This Time article is worth quoting at length:
“But as we watch – and I with growing dread – the winnowing down of the Democratic field potentially to three white men, Sanders, Biden and Buttigieg, we are faced again with the problem of gender. I have, thus far, been disappointed watching progressive white feminists and feminists of color alike continue to argue for a socialist revolution on the grounds that gender would be covered. They make this same case about race, and that, too, is dubious.
Sanders is the most progressive and revolutionary candidate on the merits, these folks argue, so the fact that Warren is a woman – and similarly progressive – can’t matter. The insistence that an elderly white man’s socialist revolution will better address my 21st-century black feminist gender concerns is textbook white liberal paternalism. How will Sanders white masculinity affect and inform how he governs? This is a question that we should get to ask. Being progressive doesn’t mean that one’s race or gender ceases to matter in one’s leadership style and prerogatives, especially not in a world where gender and race are always presumed to matter for how women and people of color will govern.
There are two other broad strands of argument on the left from those who insist that they aren’t compelled to proffer the vagina vote. There are those on the black left, who have convinced themselves that there’s no reason to vote for a white woman, because white women are simply water-carriers for a white-supremacist project. As a black feminist, I stand in a long tradition of black women thinkers who have critiqued white women’s gender and racial politics and have called them out for their collusion with white supremacy. And as a regular black chick, I have more than a few stories of white women who inspire my resentment. But a patriarchal analysis reminds us that gender still matters, and it still determines access to structural leadership. In a world where white women voters skewed toward Trump and will likely skew toward him again, it’s fine to distrust white women. It’s not fine to shunt gender to the side when an actual progressive female candidate is running for office.
The second group judges candidates based on how they stack up on the merits with regard to progressive policy. So if you are a member of the radical anti-capitalist left, and Warren insists, as she did in Tuesday’s debate, in talking about how “to make markets work,” then on the merits you have to vote for Sanders the Socialist. Or so the argument goes. But because the analysis of gender here is ancillary, these folks never have to think about whether the first woman to win the presidency can do so as a socialist, given the ways that the concept of the “bleeding heart liberal” carries underneath it a misogynist edge about namby-pamby femme people. It is remarkable that Warren has fared as well as she has running as far to the left as she has. America carries big-stick energy around the world, a phallic project that places female leaders in the position of trying to replicate these behaviors in order to appear tough or reject them at the risk of appearing soft. (Hillary Clinton couldn’t crack this code, and Warren will have to figure it out if she manages to face Trump in the general.)

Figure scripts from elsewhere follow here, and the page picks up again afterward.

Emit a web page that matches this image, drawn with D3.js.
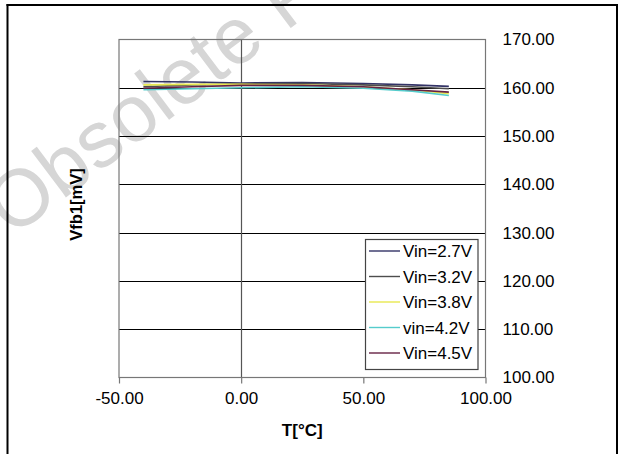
<!DOCTYPE html>
<html><head><meta charset="utf-8">
<script src="https://cdn.jsdelivr.net/npm/d3@7"></script>
<style>body{margin:0;background:#fff}svg{display:block;font-family:Arial,"Liberation Sans",sans-serif}</style>
</head><body><svg id="c" width="623" height="454"></svg>
<script>
const temps = [-40, -20, 0, 25, 50, 70, 85];
const seriesNames = ["Vin=2.7V", "Vin=3.2V", "Vin=3.8V", "vin=4.2V", "Vin=4.5V"];
const v27 = [161.3, 161.2, 161.0, 161.1, 160.9, 160.6, 160.3];
const v32 = [160.2, 160.6, 160.8, 160.9, 160.6, 160.2, 159.8];
const v38 = [160.6, 160.7, 160.7, 160.6, 160.2, 159.6, 158.8];
const v42 = [159.6, 159.8, 160.0, 160.2, 159.9, 159.3, 158.4];
const v45 = [159.9, 160.2, 160.5, 160.5, 160.2, 159.6, 159.1];
const seriesValues = [v27, v32, v38, v42, v45];
const seriesColors = ["#333366", "#4d4d4d", "#e8e850", "#55cccc", "#662244"];
const xTicks = [-50, 0, 50, 100];
const yTicks = [100, 110, 120, 130, 140, 150, 160, 170];
const xTitle = "T[°C]", yTitle = "Vfb1[mV]", watermark = "Obsolete Product";

const svg = d3.select("#c");
const L = 119, R = 485.5, T = 39.5, B = 377.5;
const x = d3.scaleLinear().domain([-50, 100]).range([L, R]);
const y = d3.scaleLinear().domain([100, 170]).range([B, T]);
const fmt = d => d3.format(".2f")(d).replace("\u2212", "-");

// watermark
svg.append("text").attr("transform", "translate(12,238) rotate(-37)")
  .attr("font-size", 80).attr("fill", "#d6d6d6").text(watermark);

// frame
svg.append("line").attr("x1", 7.5).attr("x2", 7.5).attr("y1", 4).attr("y2", 454).attr("stroke", "#000").attr("stroke-width", 2);
svg.append("line").attr("x1", 6.5).attr("x2", 618).attr("y1", 5).attr("y2", 5).attr("stroke", "#000").attr("stroke-width", 2);
svg.append("line").attr("x1", 617).attr("x2", 617).attr("y1", 4).attr("y2", 454).attr("stroke", "#000").attr("stroke-width", 2);

// horizontal grid
svg.append("g").selectAll("line").data(yTicks.filter(d => d > 100 && d < 170)).join("line")
  .attr("x1", L).attr("x2", R).attr("y1", d => Math.round(y(d)) + 0.5).attr("y2", d => Math.round(y(d)) + 0.5)
  .attr("stroke", "#000").attr("stroke-width", 1);
// vertical grid at 0
svg.append("line").attr("x1", Math.round(x(0)) + 0.5).attr("x2", Math.round(x(0)) + 0.5).attr("y1", T).attr("y2", B)
  .attr("stroke", "#555").attr("stroke-width", 1.2);
// plot border
svg.append("rect").attr("x", L).attr("y", T).attr("width", R - L).attr("height", B - T)
  .attr("fill", "none").attr("stroke", "#777").attr("stroke-width", 1.2);

// x axis
const xa = svg.append("g").attr("transform", `translate(0,${B})`)
  .call(d3.axisBottom(x).tickValues(xTicks).tickFormat(fmt).tickSize(6).tickPadding(8));
xa.select(".domain").remove();
xa.selectAll("line").attr("stroke", "#777").attr("stroke-width", 1.2);
xa.selectAll("text").attr("font-size", 17).attr("font-family", "Arial,'Liberation Sans',sans-serif").attr("fill", "#000");

// y axis right
const ya = svg.append("g").attr("transform", `translate(${R},0)`)
  .call(d3.axisRight(y).tickValues(yTicks).tickFormat(fmt).tickSize(0).tickPadding(17));
ya.select(".domain").remove();
ya.selectAll("text").attr("font-size", 17).attr("font-family", "Arial,'Liberation Sans',sans-serif").attr("fill", "#000");

// titles
svg.append("text").attr("x", (L + R) / 2).attr("y", 436).attr("text-anchor", "middle")
  .attr("font-size", 17).attr("font-weight", "bold").text(xTitle);
svg.append("text").attr("transform", `translate(82,${(T + B) / 2 - 4}) rotate(-90)`).attr("text-anchor", "middle")
  .attr("font-size", 16.5).attr("font-weight", "bold").text(yTitle);

// lines
const line = d3.line().x((d, i) => x(temps[i])).y(d => y(d));
seriesValues.forEach((vals, k) => {
  svg.append("path").datum(vals).attr("d", line).attr("fill", "none")
    .attr("stroke", seriesColors[k]).attr("stroke-width", 1.6);
});

// legend
const lg = svg.append("g");
lg.append("rect").attr("x", 365.5).attr("y", 239.5).attr("width", 112.5).attr("height", 130)
  .attr("fill", "#fff").attr("stroke", "#444").attr("stroke-width", 1.2);
seriesNames.forEach((n, k) => {
  const cy = 251 + k * 25.5;
  lg.append("line").attr("x1", 369).attr("x2", 400).attr("y1", cy).attr("y2", cy)
    .attr("stroke", seriesColors[k]).attr("stroke-width", 1.4);
  lg.append("text").attr("x", 403).attr("y", cy).attr("dy", "0.36em").attr("font-size", 17).text(n);
});
</script></body></html>
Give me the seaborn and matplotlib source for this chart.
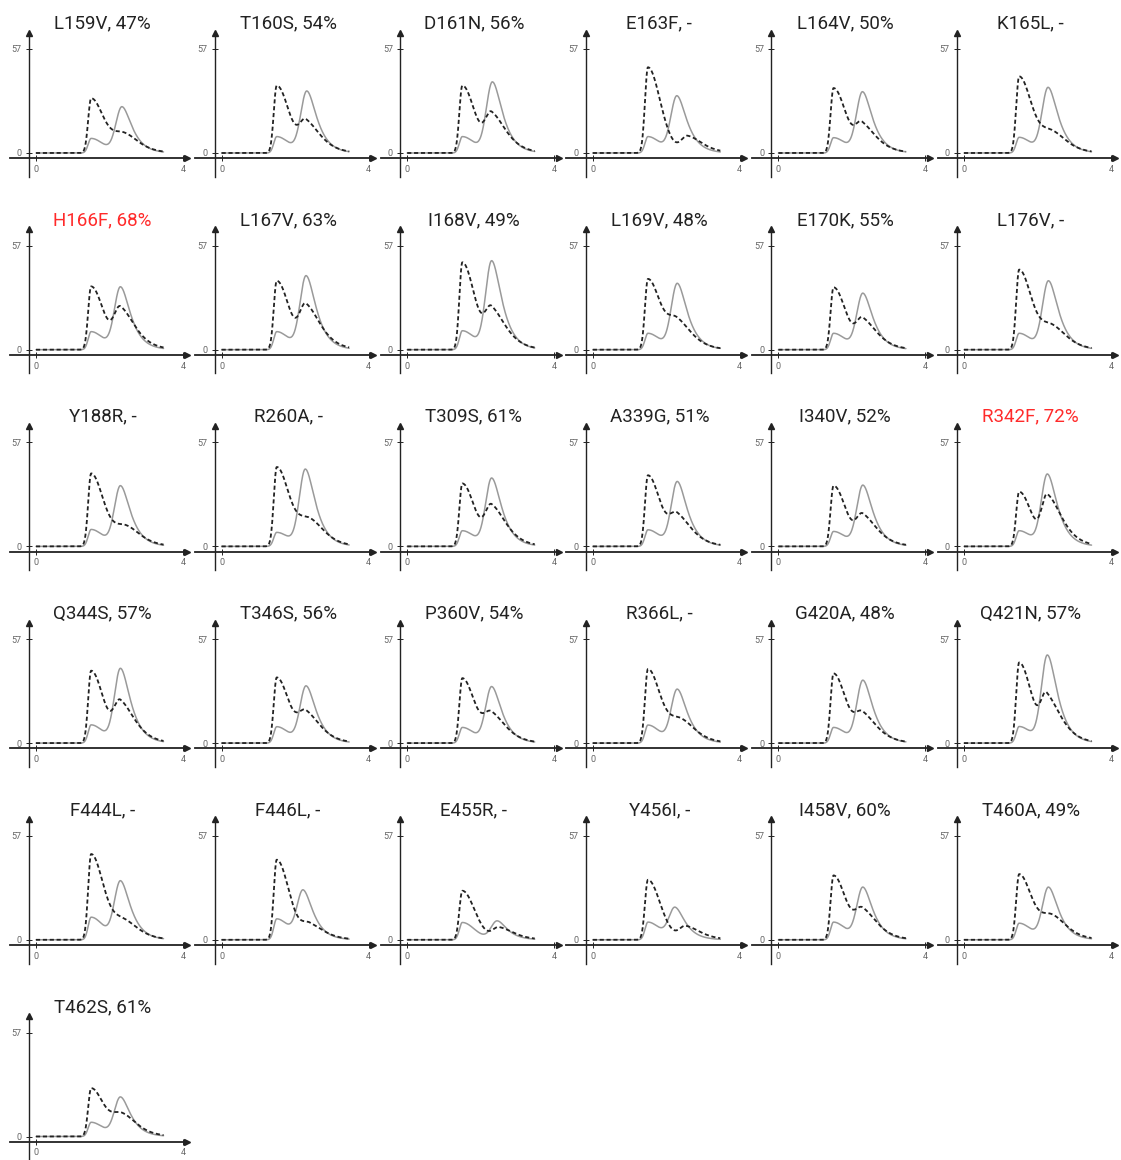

These voters also choose never to think about the ways that merit-based arguments of the same sort are deployed by corporate America or the halls of academia to wall women and racial minorities out of access to great jobs and organizational leadership opportunities. Anyone who has ever served on a committee charged with hiring candidates who bring some diversity to a place understands how things go when the white guy who meets all the criteria (because he has had structural access to all the privileges that would help him meet all the criteria) is up against a promising woman or person of color who is very good but falls down in a few categories. Or conversely she’s the best, but the standards as written and understood make hiring her seem like too much of a risk. Hiring committees often struggle with what feels to them like the fundamental unfairness of allowing a candidate’s diversity to put them over the top. Many (white) members of these committees see this as a sullying of (a mythic) meritocracy in a way that disadvantages white men. But first, they have to believe that the man in question received all his qualifications on the merits and not because of structural privileges. I expect people on the progressive and radical left, those who claim to understand how intersectionality works, to know better, but they aren’t acting like they do.
Wanting a woman to rise to the top of an almost all-male pack is not a position that needs defending. What should be defended is the uncritical desire to elect yet another man to a position that 45 men and zero women have held. That choice, to choose another man for President, should be held up to the strictest scrutiny and the highest standard. Gender alone is not a sufficient qualification to be President (though I can think of a few recent Presidents for which this seems to be the only qualification they had). But I am convinced that it should offer an edge in a situation where no cisgender women, trans people or gender nonbinary people have ever had a position. I think race should work similarly. The experiences one gains from being marginalized because of racism and sexism offer invaluable perspectives that often make candidates inclined to be more egalitarian and inclusive, precisely because they know intimately what exclusion feels like. We have another opportunity in this election to make clear that gender is not the stepchild of radical politics, and it is long past time that we take it.”